The word conjugate comes from the Latin conjugare, meaning “to join together.” In grammar, it refers to the way we change verbs to match the subject or tense.
But in math, the word conjugate takes on a whole new meaning. It isn’t about grammar, it’s about something entirely different that helps us solve and simplify problems in clever ways.
In this guide, we’ll explain what a conjugate is in math, show you how we use it to make tricky expressions easier to handle, give you a chance to practice what you’ve learned, and answer the most common questions we hear from students here at Mathnasium.
In math, a conjugate is what you get when you take a binomial—an expression with two terms—and flip the sign between them.
So if you have an expression like \( \displaystyle a + b \), the conjugate is \( \displaystyle a - b \). And it works the other way too: the conjugate \( \displaystyle a - b \) is \( \displaystyle a + b \).
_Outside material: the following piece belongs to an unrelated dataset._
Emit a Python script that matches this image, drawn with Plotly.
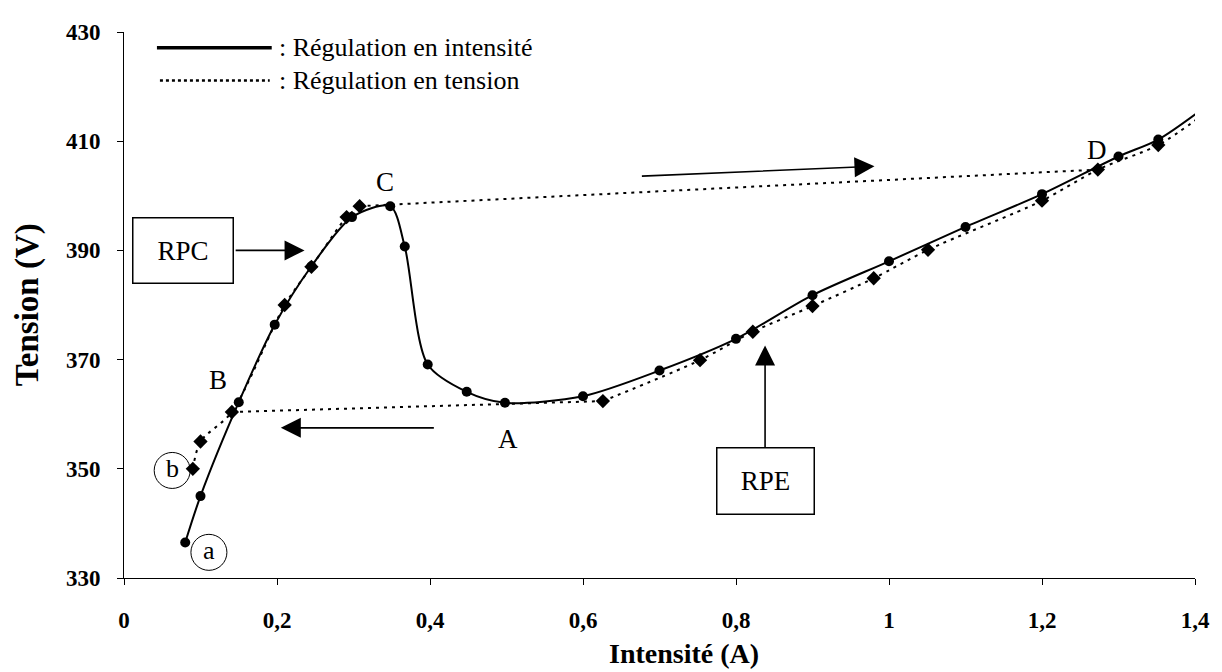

These can be any two numbers, variables, or a mix of both.
To put this into action:
If you have \( \displaystyle x + 4 \), the conjugate is \( \displaystyle x - 4 \).
If your expression is \( \displaystyle 3 - \sqrt{2} \), the conjugate is \( \displaystyle 3 + \sqrt{2} \)
And that’s really all there is to it. A conjugate keeps the same terms in the same order, but the sign in the middle switches from positive to negative, or the other way around.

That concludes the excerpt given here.